Do we need documentation for NHS content (?) API

Is anyone else using the NHS content API, i.e. the one that gets web content for health conditions etc… that you can use to pull into your own site/product to display health related content rather than write it yourself?

The hardest thing we find in using it is the documentation. The JSON format returned is a generic standard used for lots of different content and is quite vast. Because it’s a fairly generic format trying to write a mechanism to handle it is pretty much impossible. Without attempting to import every single piece of content there is no way to know if what we have written will handle everything that might come back from the NHS content API.

What we end up with is an integration whereby it seems to work until a customer raises a support ticket when they try to import something that is not handled correctly.

I’d like to see the documentation not just be a link to the generic JSON format, but describe how it is used by the NHS API so that we can handle things fully.

What is everyone else’s experience? Do you agree some NHS specific documentation would be helpful?

1 Like

Hi Peter - just wanted to chime in to say, yes, my organisation is doing that (‘collecting’ or ingesting the Health Conditions, Mental Health, Live Well, Medicines APIs into our own internal system for consuming in apps/products as part of a wider set of data resources)

I suspect we have been in the same or similar boat (other than, unlike you, my technique does involve importing the actual data into our own backend - arguably even more difficult!). I too felt overwhelmed by the way the ‘content’ API seems to effectively represent the backend of the NHS website’s CMS.

Things that are especially difficult are the way ‘sections’ or paragraphs of any single ‘page’ are broken into separate JSON sections (the hasPart, mainEntityOfPage stuff).

The other problem is the text content is full of HTML elements, sometimes with elements that relate specifically to the NHS website’s CSS classes etc, which have no relevance on any other app.

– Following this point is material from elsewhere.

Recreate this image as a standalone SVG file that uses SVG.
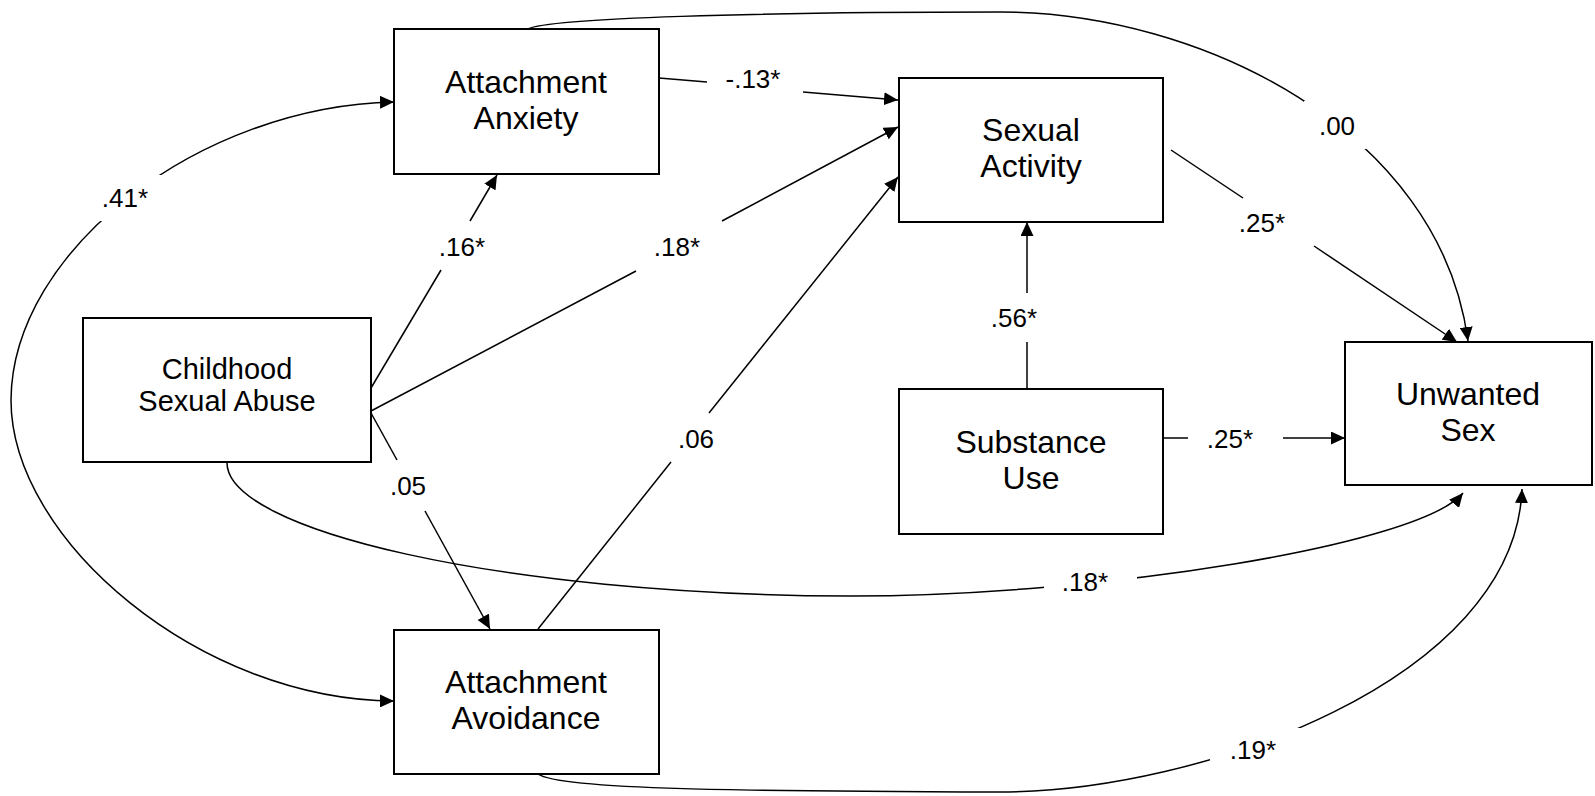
<svg xmlns="http://www.w3.org/2000/svg" width="1595" height="796" viewBox="0 0 1595 796">
  <style>
    .box { fill: #fff; stroke: #000; stroke-width: 2; }
    .node-text { font-family: "Liberation Sans", Arial, sans-serif; font-size: 32px; fill: #000; text-anchor: middle; }
    .node-text.small { font-size: 29px; }
    .edge { fill: none; stroke: #000; stroke-width: 1.5; }
    .lbl { font-family: "Liberation Sans", Arial, sans-serif; font-size: 26px; fill: #000; text-anchor: middle; }
  </style>
  <defs>
    <marker id="arrow" markerUnits="userSpaceOnUse" markerWidth="14" markerHeight="13" refX="14" refY="6.5" orient="auto-start-reverse">
      <path d="M0,0 L14,6.5 L0,13 z" fill="#000"/>
    </marker>
    <!-- gaps in the curved paths where their coefficients sit -->
    <mask id="labelGaps" maskUnits="userSpaceOnUse" x="0" y="0" width="1595" height="796">
      <rect x="0" y="0" width="1595" height="796" fill="#fff"/>
      <rect x="90" y="175" width="80" height="46" fill="#000"/>
      <rect x="1304" y="101" width="64" height="48" fill="#000"/>
      <rect x="1044" y="565" width="93" height="35" fill="#000"/>
      <rect x="1210" y="728" width="96" height="44" fill="#000"/>
    </mask>
  </defs>

  <rect width="1595" height="796" fill="#fff"/>

  <g id="connectors">
    <g mask="url(#labelGaps)">
      <!-- anxiety <-> avoidance covariance -->
      <path class="edge" d="M394,102 C200,106 12,250 11,400 C11,540 200,700 394,701" marker-start="url(#arrow)" marker-end="url(#arrow)"/>
      <!-- anxiety -> unwanted sex -->
      <path class="edge" d="M528,29 C548,18 760,12 1000,12 C1200,12 1440,130 1468,341" marker-end="url(#arrow)"/>
      <!-- abuse -> unwanted sex -->
      <path class="edge" d="M227,462 C225,530 500,595 850,596 C1100,596 1420,545 1463,493" marker-end="url(#arrow)"/>
      <!-- avoidance -> unwanted sex -->
      <path class="edge" d="M538,774 C560,790 750,791 1000,792 C1200,792 1515,680 1522,489" marker-end="url(#arrow)"/>
    </g>
    <!-- abuse -> anxiety -->
    <path class="edge" d="M371,388 L441,270"/>
    <path class="edge" d="M470,221 L497,175" marker-end="url(#arrow)"/>
    <!-- abuse -> sexual activity -->
    <path class="edge" d="M371,411 L636,271"/>
    <path class="edge" d="M722,221 L898,127" marker-end="url(#arrow)"/>
    <!-- anxiety -> sexual activity -->
    <path class="edge" d="M659,78 L707,82"/>
    <path class="edge" d="M803,92 L898,100" marker-end="url(#arrow)"/>
    <!-- avoidance -> sexual activity -->
    <path class="edge" d="M538,629 L671,462"/>
    <path class="edge" d="M709,413 L898,177" marker-end="url(#arrow)"/>
    <!-- abuse -> avoidance -->
    <path class="edge" d="M371,413 L397,460"/>
    <path class="edge" d="M425,511 L490,629" marker-end="url(#arrow)"/>
    <!-- substance use -> sexual activity -->
    <path class="edge" d="M1027,389 L1027,342"/>
    <path class="edge" d="M1027,293 L1027,222" marker-end="url(#arrow)"/>
    <!-- substance use -> unwanted sex -->
    <path class="edge" d="M1163,438 L1188,438"/>
    <path class="edge" d="M1283,438 L1345,438" marker-end="url(#arrow)"/>
    <!-- sexual activity -> unwanted sex -->
    <path class="edge" d="M1171,150 L1243,198"/>
    <path class="edge" d="M1314,246 L1457,342" marker-end="url(#arrow)"/>
  </g>

  <g id="labels">
    <text class="lbl" x="125" y="207">.41*</text>
    <text class="lbl" x="462" y="256">.16*</text>
    <text class="lbl" x="677" y="256">.18*</text>
    <text class="lbl" x="753" y="88">-.13*</text>
    <text class="lbl" x="1337" y="135">.00</text>
    <text class="lbl" x="1262" y="232">.25*</text>
    <text class="lbl" x="1014" y="327">.56*</text>
    <text class="lbl" x="1230" y="448">.25*</text>
    <text class="lbl" x="696" y="448">.06</text>
    <text class="lbl" x="408" y="495">.05</text>
    <text class="lbl" x="1085" y="591">.18*</text>
    <text class="lbl" x="1253" y="759">.19*</text>
  </g>

  <g id="attachment-anxiety">
    <rect class="box" x="394" y="29" width="265" height="145"/>
    <text class="node-text" x="526" y="93">Attachment</text>
    <text class="node-text" x="526" y="129">Anxiety</text>
  </g>

  <g id="childhood-sexual-abuse">
    <rect class="box" x="83" y="318" width="288" height="144"/>
    <text class="node-text small" x="227" y="379">Childhood</text>
    <text class="node-text small" x="227" y="411">Sexual Abuse</text>
  </g>

  <g id="attachment-avoidance">
    <rect class="box" x="394" y="630" width="265" height="144"/>
    <text class="node-text" x="526" y="693">Attachment</text>
    <text class="node-text" x="526" y="729">Avoidance</text>
  </g>

  <g id="sexual-activity">
    <rect class="box" x="899" y="78" width="264" height="144"/>
    <text class="node-text" x="1031" y="141">Sexual</text>
    <text class="node-text" x="1031" y="177">Activity</text>
  </g>

  <g id="substance-use">
    <rect class="box" x="899" y="389" width="264" height="145"/>
    <text class="node-text" x="1031" y="453">Substance</text>
    <text class="node-text" x="1031" y="489">Use</text>
  </g>

  <g id="unwanted-sex">
    <rect class="box" x="1345" y="342" width="247" height="143"/>
    <text class="node-text" x="1468" y="405">Unwanted</text>
    <text class="node-text" x="1468" y="441">Sex</text>
  </g>
</svg>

In my case I have to try to ‘flatten’ out the relationships to get the data stored in a conventional relational DB, it’s been very difficult and the biggest risk is missing some attribute simply due to the vastness of it. For example, I initially tried to extract all the ‘text’ fields from the ‘hasPart’ sections and concatenate them together into one big ‘text’ field, only to realise that that meant I was missing the ‘headline’ attribute, which is sometimes used to set headings on the page - which is important context for the information being provided.

With the Medicines API, I ran into even more fun: some medicines have a dedicated ‘relatedLink’ section of the JSON for Related Conditions and Useful Resources. See the bottom of Benzydamine – a non-steroidal anti-inflammatory (NSAID) used for teething, sore throats and mouth ulcers. - NHS for example. But other medicines store Related Conditions and Useful Resources not in the ‘relatedLink’ section but as another ‘mainBodyofPage’ hasPart thing (for example, note the difference in the appearance of those sections in Alogliptin: medicine to treat type 2 diabetes - NHS, compared with the Benzydamine one). In other words, inconsistent data entry techniques also are at play here, making it very hard for consumers of the API.

Finally, another thing we realised is that the JSON is actually non-compliant! It uses single quotes for the encapsulation of its keys and values, instead of double quotes (probably in order to support the double quotes in the HTML content). This breaks various programming languages which refuse to decode the JSON , or even things like MySQL, which supports a JSON field type, refuses to insert the data because of the non-compliance.

It would be (have been) great to know if there were any tricks with the API such as:

  1. Getting all the text content in one big hit rather than in ‘paragraph parts’
  2. Getting the content without HTML elements

… documentation ideas just to start with.

All of which is to say - I share your pain, but I’m glad it’s not just me!

I know that the NHS Content APIs are going to be ‘moving’ or merging into the other APIs and the endpoints will change, from May onwards. It will be interesting to see if this has any effect on the documentation or format.

Hey mig5,

I’m glad we are not the only ones who having difficulties with a reliable content API integration.
We came across the issues with things like headers, :unamused:. At least on the JSON side it hasn’t been a problem for us, although we are using the MS stack, .NET/SQL Server. Although we are not storing the JSON in the DB we are extracting the bits we want and storing that in our information page format which allows HTML.

I recently received an email from NHS digital saying the content API was changing again, all the keys will become invalid and all the end points are changing and linked to a page to register/configure. I had a quick look at the web pages and, admittedly they do have a warning notice, the new dev site pages are wildly in consistent between different logins and appearance. Worst of all it says the call rate is going to be something like 10 times a minute and 1000 calls a month (or something similar) so this is going to be a real pig to test. In the past they’ve say you can contact them to increase the limits but the time to get a reply is long as well. I don’t understand why they can’t have a test system with the same call limits as the live system. If anything the test system needs higher limits as trying to get the integration right is a lot of trial and error. On top of that we can’t try it until May.